### Directions for this task
In how many lines of the data does the word "page" appear? Give the number by itself.

### Exercise inputs
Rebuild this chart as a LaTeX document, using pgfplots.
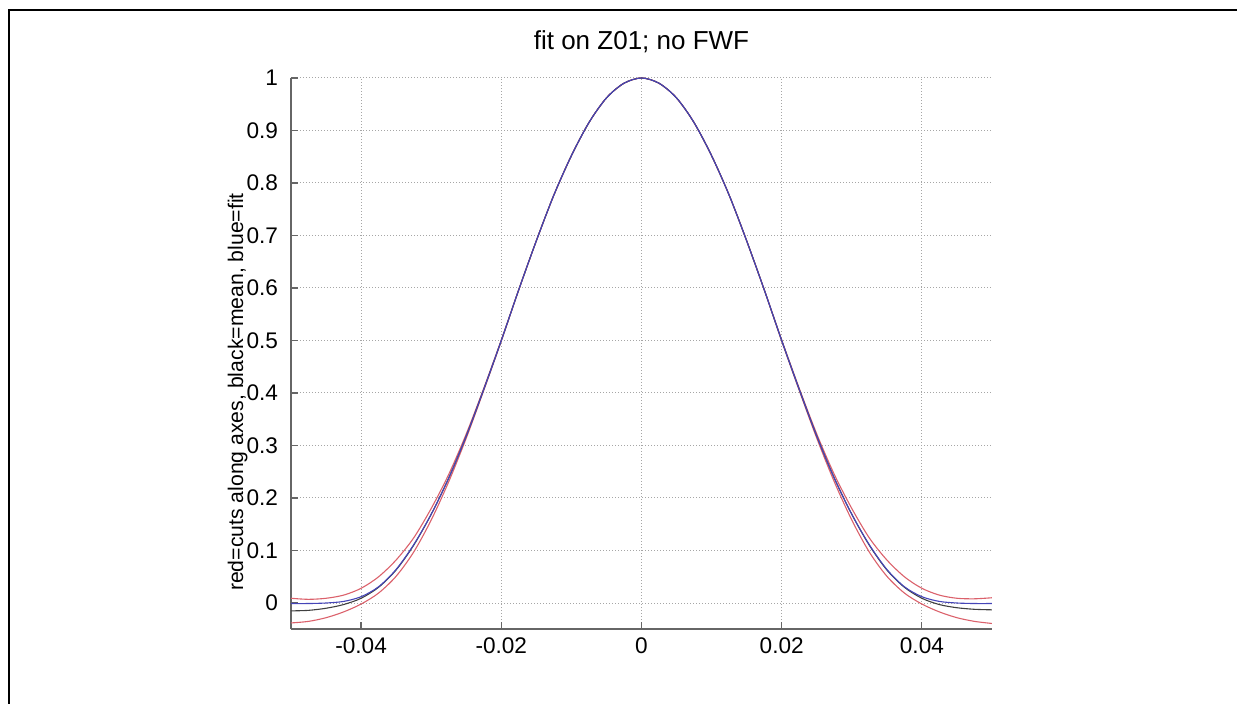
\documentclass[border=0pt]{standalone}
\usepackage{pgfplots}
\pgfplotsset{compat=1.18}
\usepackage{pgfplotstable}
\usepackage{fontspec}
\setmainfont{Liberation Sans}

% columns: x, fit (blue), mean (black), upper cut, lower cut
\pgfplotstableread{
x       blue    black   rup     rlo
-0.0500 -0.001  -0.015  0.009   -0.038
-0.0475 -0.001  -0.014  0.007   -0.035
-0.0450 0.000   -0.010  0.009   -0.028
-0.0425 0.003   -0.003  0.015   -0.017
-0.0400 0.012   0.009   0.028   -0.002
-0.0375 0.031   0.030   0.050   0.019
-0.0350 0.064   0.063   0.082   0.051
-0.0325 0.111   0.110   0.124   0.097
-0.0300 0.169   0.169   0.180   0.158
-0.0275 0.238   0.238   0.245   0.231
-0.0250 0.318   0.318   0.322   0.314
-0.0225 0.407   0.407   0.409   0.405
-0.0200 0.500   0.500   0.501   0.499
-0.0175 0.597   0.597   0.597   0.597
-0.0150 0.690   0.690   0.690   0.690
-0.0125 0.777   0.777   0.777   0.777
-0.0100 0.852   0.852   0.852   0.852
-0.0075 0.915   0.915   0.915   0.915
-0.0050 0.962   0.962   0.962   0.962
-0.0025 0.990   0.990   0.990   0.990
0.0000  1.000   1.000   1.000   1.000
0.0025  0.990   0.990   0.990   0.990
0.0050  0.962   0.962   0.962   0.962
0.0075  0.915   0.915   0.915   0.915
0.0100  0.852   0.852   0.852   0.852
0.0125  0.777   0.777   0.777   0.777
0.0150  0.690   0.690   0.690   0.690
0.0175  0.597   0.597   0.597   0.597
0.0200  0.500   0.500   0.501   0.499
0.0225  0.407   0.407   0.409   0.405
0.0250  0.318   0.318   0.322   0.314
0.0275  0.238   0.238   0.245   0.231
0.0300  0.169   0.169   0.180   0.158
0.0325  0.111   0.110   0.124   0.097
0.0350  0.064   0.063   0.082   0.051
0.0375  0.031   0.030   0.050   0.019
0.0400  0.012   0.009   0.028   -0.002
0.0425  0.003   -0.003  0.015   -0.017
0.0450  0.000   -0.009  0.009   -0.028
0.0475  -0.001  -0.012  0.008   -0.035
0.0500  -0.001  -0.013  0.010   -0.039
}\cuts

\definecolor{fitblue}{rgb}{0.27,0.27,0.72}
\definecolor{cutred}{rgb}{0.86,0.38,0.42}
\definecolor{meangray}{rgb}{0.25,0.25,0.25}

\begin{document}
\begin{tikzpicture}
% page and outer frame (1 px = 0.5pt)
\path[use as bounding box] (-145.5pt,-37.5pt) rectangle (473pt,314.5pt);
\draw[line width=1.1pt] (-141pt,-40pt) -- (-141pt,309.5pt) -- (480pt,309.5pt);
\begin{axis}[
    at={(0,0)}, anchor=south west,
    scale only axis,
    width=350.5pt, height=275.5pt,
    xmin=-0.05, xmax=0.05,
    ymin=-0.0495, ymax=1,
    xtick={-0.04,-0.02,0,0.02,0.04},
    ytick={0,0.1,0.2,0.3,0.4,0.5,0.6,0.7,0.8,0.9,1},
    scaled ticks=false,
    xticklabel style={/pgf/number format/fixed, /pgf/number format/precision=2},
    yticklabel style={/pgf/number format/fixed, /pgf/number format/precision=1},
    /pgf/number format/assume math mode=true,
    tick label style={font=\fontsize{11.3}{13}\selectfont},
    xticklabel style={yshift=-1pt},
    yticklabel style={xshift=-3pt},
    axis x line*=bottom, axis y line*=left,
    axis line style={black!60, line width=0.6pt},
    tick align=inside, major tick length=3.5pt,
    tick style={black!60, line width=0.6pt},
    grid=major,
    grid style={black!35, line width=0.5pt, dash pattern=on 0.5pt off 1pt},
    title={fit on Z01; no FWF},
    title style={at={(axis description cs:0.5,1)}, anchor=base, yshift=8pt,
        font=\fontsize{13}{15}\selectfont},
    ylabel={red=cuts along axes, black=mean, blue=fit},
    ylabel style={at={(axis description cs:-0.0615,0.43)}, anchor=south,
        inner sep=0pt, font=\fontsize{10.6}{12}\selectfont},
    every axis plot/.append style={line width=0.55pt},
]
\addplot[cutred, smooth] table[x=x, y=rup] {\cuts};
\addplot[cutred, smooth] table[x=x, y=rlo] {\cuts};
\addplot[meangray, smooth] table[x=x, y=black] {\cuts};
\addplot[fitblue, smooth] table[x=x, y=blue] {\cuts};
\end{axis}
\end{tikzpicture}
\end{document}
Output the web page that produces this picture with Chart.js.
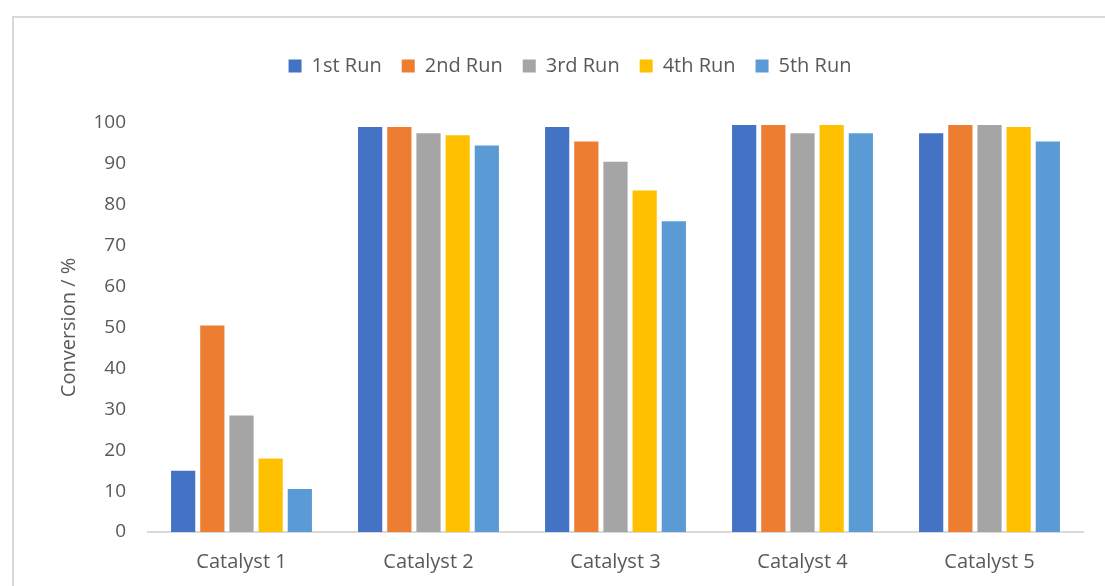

### Complete response
2